● **PROBLEM DESCRIPTION**:
Set out each line from the following listing that includes the word "this".

● **EXCERPTED DATA**:
____________________

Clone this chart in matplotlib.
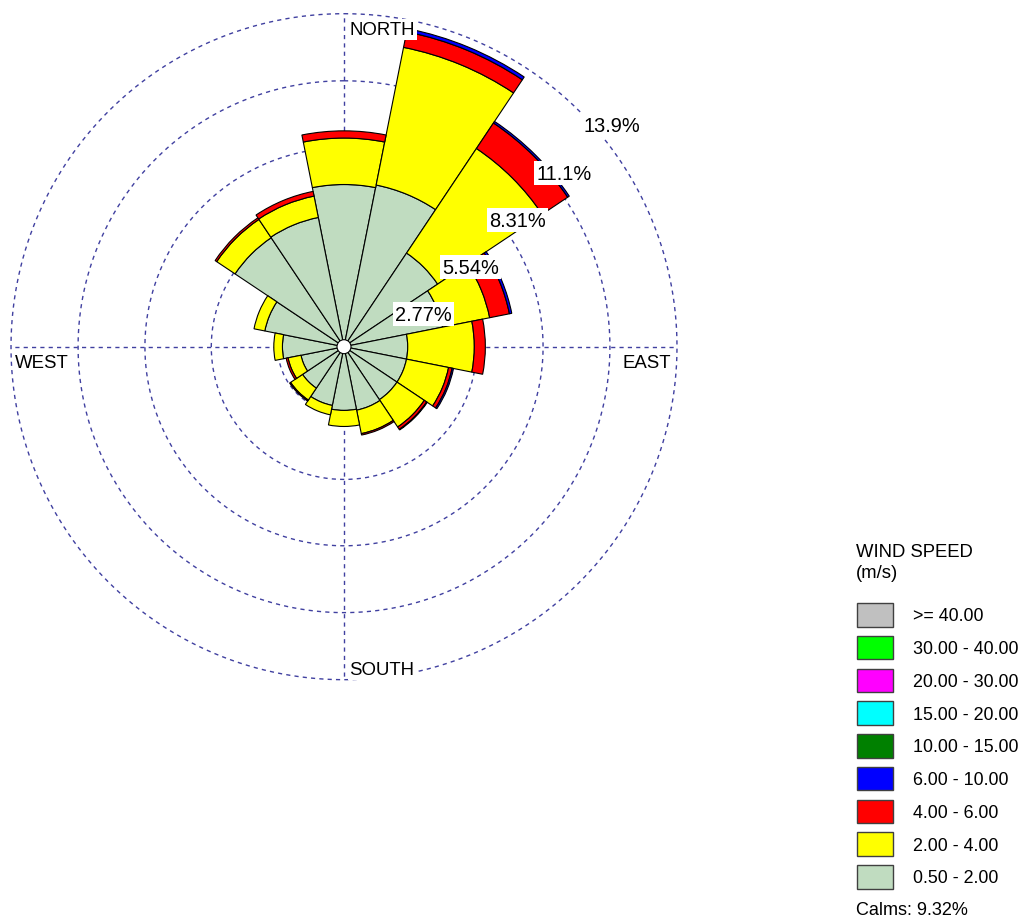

____________________

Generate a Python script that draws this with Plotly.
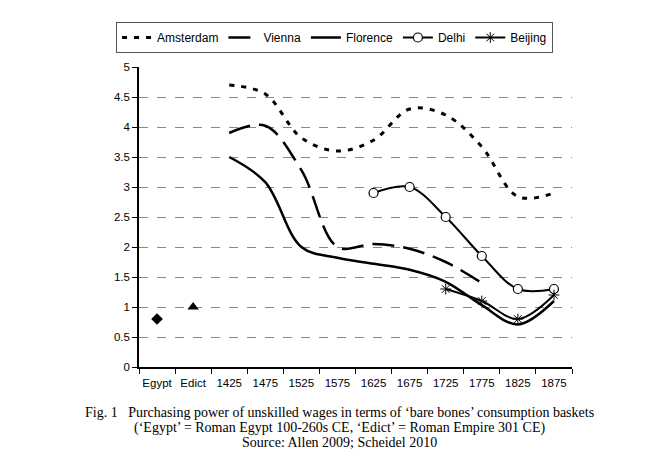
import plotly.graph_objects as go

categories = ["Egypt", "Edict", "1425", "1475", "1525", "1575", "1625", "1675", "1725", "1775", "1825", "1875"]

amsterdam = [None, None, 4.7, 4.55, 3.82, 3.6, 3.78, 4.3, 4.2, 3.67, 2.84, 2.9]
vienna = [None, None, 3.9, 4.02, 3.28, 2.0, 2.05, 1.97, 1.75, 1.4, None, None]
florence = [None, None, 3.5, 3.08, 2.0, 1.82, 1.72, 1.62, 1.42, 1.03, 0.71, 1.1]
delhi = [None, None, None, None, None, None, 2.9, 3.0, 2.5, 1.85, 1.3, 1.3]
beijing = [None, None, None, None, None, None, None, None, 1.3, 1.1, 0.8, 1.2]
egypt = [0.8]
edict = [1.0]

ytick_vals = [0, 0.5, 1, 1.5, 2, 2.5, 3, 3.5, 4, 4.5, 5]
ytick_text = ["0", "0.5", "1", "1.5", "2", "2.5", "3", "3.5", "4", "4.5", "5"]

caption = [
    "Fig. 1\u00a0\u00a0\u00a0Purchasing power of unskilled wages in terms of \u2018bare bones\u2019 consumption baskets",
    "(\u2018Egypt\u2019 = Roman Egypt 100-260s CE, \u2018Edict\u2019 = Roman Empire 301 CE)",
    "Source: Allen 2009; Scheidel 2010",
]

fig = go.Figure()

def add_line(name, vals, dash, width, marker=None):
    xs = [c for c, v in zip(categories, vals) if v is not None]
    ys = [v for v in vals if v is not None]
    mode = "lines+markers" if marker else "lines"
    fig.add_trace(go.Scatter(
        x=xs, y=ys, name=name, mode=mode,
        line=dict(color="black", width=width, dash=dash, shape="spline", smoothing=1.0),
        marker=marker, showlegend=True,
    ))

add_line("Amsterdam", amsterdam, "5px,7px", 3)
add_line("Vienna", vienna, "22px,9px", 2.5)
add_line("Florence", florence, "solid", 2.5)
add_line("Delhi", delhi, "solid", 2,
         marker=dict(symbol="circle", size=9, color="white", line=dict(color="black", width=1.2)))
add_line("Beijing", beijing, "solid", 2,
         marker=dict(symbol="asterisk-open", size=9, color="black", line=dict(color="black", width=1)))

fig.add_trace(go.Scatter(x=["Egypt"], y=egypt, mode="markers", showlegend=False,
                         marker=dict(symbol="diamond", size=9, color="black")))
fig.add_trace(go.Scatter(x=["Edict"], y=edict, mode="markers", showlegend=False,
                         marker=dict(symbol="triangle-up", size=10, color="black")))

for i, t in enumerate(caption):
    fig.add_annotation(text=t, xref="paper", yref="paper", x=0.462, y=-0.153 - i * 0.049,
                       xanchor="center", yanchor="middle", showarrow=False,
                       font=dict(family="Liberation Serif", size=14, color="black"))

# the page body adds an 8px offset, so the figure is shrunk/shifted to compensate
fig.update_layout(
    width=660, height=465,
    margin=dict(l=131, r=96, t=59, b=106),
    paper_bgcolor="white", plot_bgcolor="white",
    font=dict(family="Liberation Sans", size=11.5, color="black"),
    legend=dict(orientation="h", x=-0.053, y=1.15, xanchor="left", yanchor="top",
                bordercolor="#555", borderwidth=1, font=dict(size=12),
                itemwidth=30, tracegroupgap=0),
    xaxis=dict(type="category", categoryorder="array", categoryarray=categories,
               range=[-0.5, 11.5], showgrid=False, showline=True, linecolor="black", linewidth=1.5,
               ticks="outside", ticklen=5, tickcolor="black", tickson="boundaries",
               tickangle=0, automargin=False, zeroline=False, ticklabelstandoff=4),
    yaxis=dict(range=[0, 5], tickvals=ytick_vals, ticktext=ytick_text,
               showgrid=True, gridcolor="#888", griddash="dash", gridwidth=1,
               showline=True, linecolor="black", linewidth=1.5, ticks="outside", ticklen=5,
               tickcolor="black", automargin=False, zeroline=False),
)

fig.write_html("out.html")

____________________

● **THE RESPONSE**:
Clone this chart in matplotlib.
Generate a Python script that draws this with Plotly.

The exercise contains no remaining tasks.